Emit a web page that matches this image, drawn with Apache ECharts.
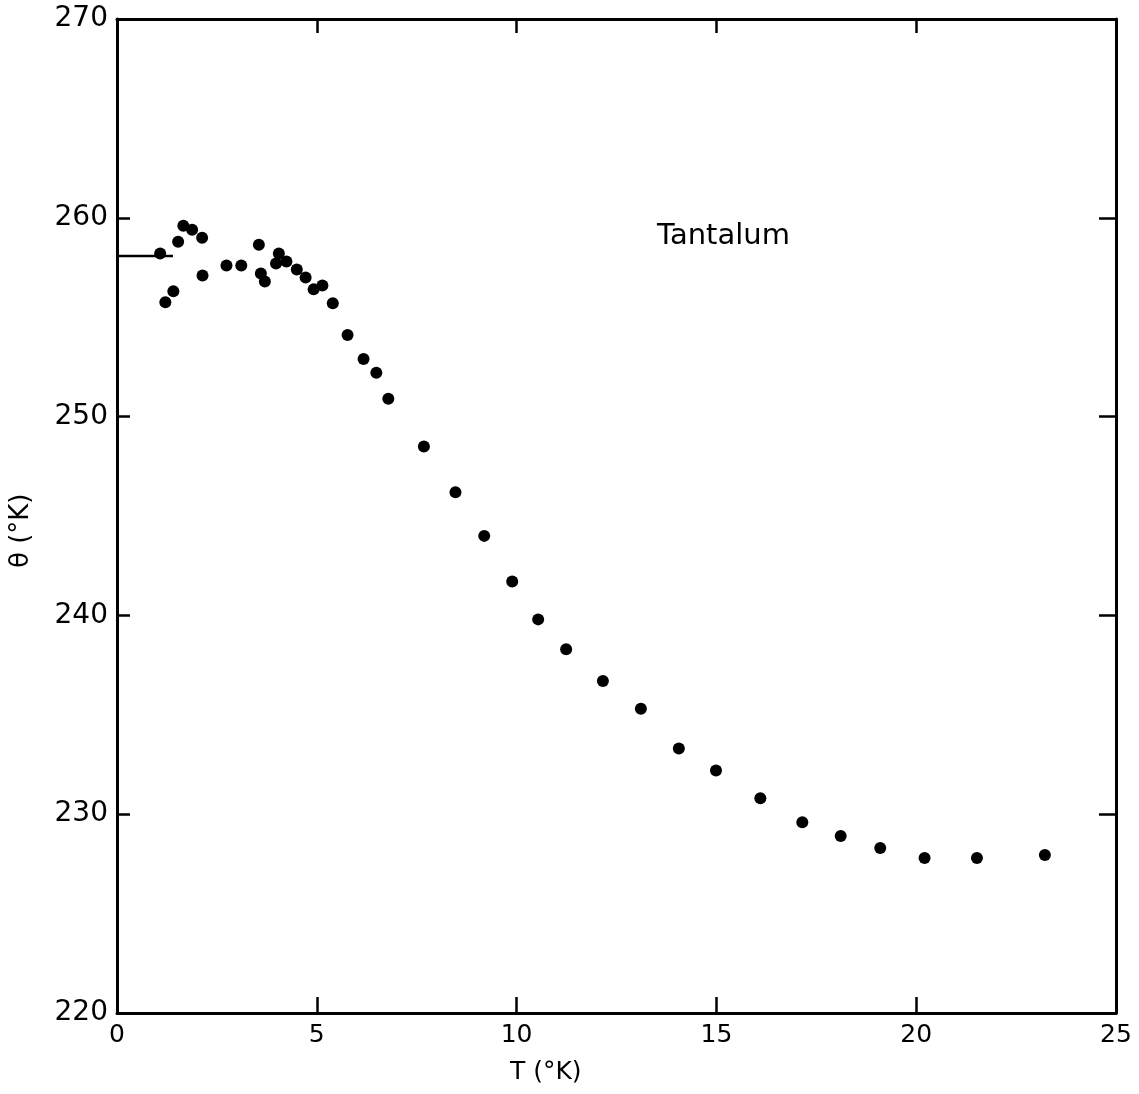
<!DOCTYPE html>
<html>
<head>
<meta charset="utf-8">
<script src="https://cdn.jsdelivr.net/npm/echarts@6/dist/echarts.min.js"></script>
<style>
html,body{margin:0;padding:0;background:#fff;}
#chart{width:1139px;height:1094px;}
</style>
</head>
<body>
<div id="chart"></div>
<script>
// Temperature T (°K)
const tValues = [1.08,1.21,1.41,1.53,1.66,1.88,2.13,2.14,2.74,3.11,3.55,3.60,3.70,3.98,4.05,4.24,4.50,4.72,4.92,5.14,5.40,5.77,6.17,6.49,6.79,7.68,8.47,9.19,9.89,10.54,11.24,12.16,13.11,14.06,14.99,16.10,17.15,18.11,19.10,20.21,21.52,23.22];
// Debye temperature θ (°K)
const thetaValues = [258.2,255.75,256.3,258.8,259.6,259.4,259.0,257.1,257.6,257.6,258.65,257.2,256.8,257.7,258.2,257.8,257.4,257.0,256.4,256.6,255.7,254.1,252.9,252.2,250.9,248.5,246.2,244.0,241.7,239.8,238.3,236.7,235.3,233.3,232.2,230.8,229.6,228.9,228.3,227.8,227.8,227.95];
// θ0 extrapolation mark at T→0
const theta0T = [0, 1.40];
const theta0Value = 258.08;
const xTicks = [0,5,10,15,20,25];
const yTicks = [220,230,240,250,260,270];

const points = tValues.map((t,i)=>[t, thetaValues[i]]);
const theta0Line = theta0T.map(t=>[t, theta0Value]);

const font = 'DejaVu Sans';
const chart = echarts.init(document.getElementById('chart'), null, {renderer:'canvas'});
const axisLine = {show:true, onZero:false, lineStyle:{color:'#000', width:3}};
chart.setOption({
  backgroundColor:'#fff',
  animation:false,
  grid:{left:117, right:23, top:19, bottom:81, show:false},
  xAxis:[{
    type:'value', min:xTicks[0], max:xTicks[xTicks.length-1], interval:5,
    position:'bottom',
    axisLine:axisLine,
    axisTick:{show:true, inside:true, length:16, lineStyle:{color:'#000', width:2.5}},
    axisLabel:{color:'#000', fontFamily:font, fontSize:25, margin:10},
    splitLine:{show:false}
  },{
    type:'value', min:xTicks[0], max:xTicks[xTicks.length-1], interval:5,
    position:'top',
    axisLine:axisLine,
    axisTick:{show:true, inside:true, length:14, lineStyle:{color:'#000', width:2.5}},
    axisLabel:{show:false},
    splitLine:{show:false}
  }],
  yAxis:[{
    type:'value', min:yTicks[0], max:yTicks[yTicks.length-1], interval:10,
    position:'left',
    axisLine:axisLine,
    axisTick:{show:true, inside:true, length:13, lineStyle:{color:'#000', width:2.5}},
    axisLabel:{color:'#000', fontFamily:font, fontSize:28, margin:9},
    splitLine:{show:false}
  },{
    type:'value', min:yTicks[0], max:yTicks[yTicks.length-1], interval:10,
    position:'right',
    axisLine:axisLine,
    axisTick:{show:true, inside:true, length:17, lineStyle:{color:'#000', width:2.5}},
    axisLabel:{show:false},
    splitLine:{show:false}
  }],
  series:[{
    type:'scatter',
    data:points,
    symbol:'circle',
    symbolSize:12,
    itemStyle:{color:'#000', opacity:1}
  },{
    type:'line',
    data:theta0Line,
    showSymbol:false,
    lineStyle:{color:'#000', width:2.5}
  }],
  graphic:[{
    type:'text', left:657, top:222,
    style:{text:'Tantalum', fill:'#000', font:'29px "DejaVu Sans"'}
  },{
    type:'text', left:510, top:1060,
    style:{text:'T (°K)', fill:'#000', font:'25px "DejaVu Sans"'}
  },{
    type:'text', x:8, y:568, rotation:Math.PI/2,
    style:{text:'θ (°K)', fill:'#000', font:'26px "DejaVu Sans"', textVerticalAlign:'top'}
  }]
});
</script>
</body>
</html>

========

• [Description of the task] Restate the listing above word for word, and skip the pictures.

• [Complete response]
Emit a web page that matches this image, drawn with Apache ECharts.
<!DOCTYPE html>
<html>
<head>
<meta charset="utf-8">
<script src="https://cdn.jsdelivr.net/npm/echarts@6/dist/echarts.min.js"></script>
<style>
html,body{margin:0;padding:0;background:#fff;}
#chart{width:1139px;height:1094px;}
</style>
</head>
<body>
<div id="chart"></div>
<script>
// Temperature T (°K)
const tValues = [1.08,1.21,1.41,1.53,1.66,1.88,2.13,2.14,2.74,3.11,3.55,3.60,3.70,3.98,4.05,4.24,4.50,4.72,4.92,5.14,5.40,5.77,6.17,6.49,6.79,7.68,8.47,9.19,9.89,10.54,11.24,12.16,13.11,14.06,14.99,16.10,17.15,18.11,19.10,20.21,21.52,23.22];
// Debye temperature θ (°K)
const thetaValues = [258.2,255.75,256.3,258.8,259.6,259.4,259.0,257.1,257.6,257.6,258.65,257.2,256.8,257.7,258.2,257.8,257.4,257.0,256.4,256.6,255.7,254.1,252.9,252.2,250.9,248.5,246.2,244.0,241.7,239.8,238.3,236.7,235.3,233.3,232.2,230.8,229.6,228.9,228.3,227.8,227.8,227.95];
// θ0 extrapolation mark at T→0
const theta0T = [0, 1.40];
const theta0Value = 258.08;
const xTicks = [0,5,10,15,20,25];
const yTicks = [220,230,240,250,260,270];

const points = tValues.map((t,i)=>[t, thetaValues[i]]);
const theta0Line = theta0T.map(t=>[t, theta0Value]);

const font = 'DejaVu Sans';
const chart = echarts.init(document.getElementById('chart'), null, {renderer:'canvas'});
const axisLine = {show:true, onZero:false, lineStyle:{color:'#000', width:3}};
chart.setOption({
  backgroundColor:'#fff',
  animation:false,
  grid:{left:117, right:23, top:19, bottom:81, show:false},
  xAxis:[{
    type:'value', min:xTicks[0], max:xTicks[xTicks.length-1], interval:5,
    position:'bottom',
    axisLine:axisLine,
    axisTick:{show:true, inside:true, length:16, lineStyle:{color:'#000', width:2.5}},
    axisLabel:{color:'#000', fontFamily:font, fontSize:25, margin:10},
    splitLine:{show:false}
  },{
    type:'value', min:xTicks[0], max:xTicks[xTicks.length-1], interval:5,
    position:'top',
    axisLine:axisLine,
    axisTick:{show:true, inside:true, length:14, lineStyle:{color:'#000', width:2.5}},
    axisLabel:{show:false},
    splitLine:{show:false}
  }],
  yAxis:[{
    type:'value', min:yTicks[0], max:yTicks[yTicks.length-1], interval:10,
    position:'left',
    axisLine:axisLine,
    axisTick:{show:true, inside:true, length:13, lineStyle:{color:'#000', width:2.5}},
    axisLabel:{color:'#000', fontFamily:font, fontSize:28, margin:9},
    splitLine:{show:false}
  },{
    type:'value', min:yTicks[0], max:yTicks[yTicks.length-1], interval:10,
    position:'right',
    axisLine:axisLine,
    axisTick:{show:true, inside:true, length:17, lineStyle:{color:'#000', width:2.5}},
    axisLabel:{show:false},
    splitLine:{show:false}
  }],
  series:[{
    type:'scatter',
    data:points,
    symbol:'circle',
    symbolSize:12,
    itemStyle:{color:'#000', opacity:1}
  },{
    type:'line',
    data:theta0Line,
    showSymbol:false,
    lineStyle:{color:'#000', width:2.5}
  }],
  graphic:[{
    type:'text', left:657, top:222,
    style:{text:'Tantalum', fill:'#000', font:'29px "DejaVu Sans"'}
  },{
    type:'text', left:510, top:1060,
    style:{text:'T (°K)', fill:'#000', font:'25px "DejaVu Sans"'}
  },{
    type:'text', x:8, y:568, rotation:Math.PI/2,
    style:{text:'θ (°K)', fill:'#000', font:'26px "DejaVu Sans"', textVerticalAlign:'top'}
  }]
});
</script>
</body>
</html>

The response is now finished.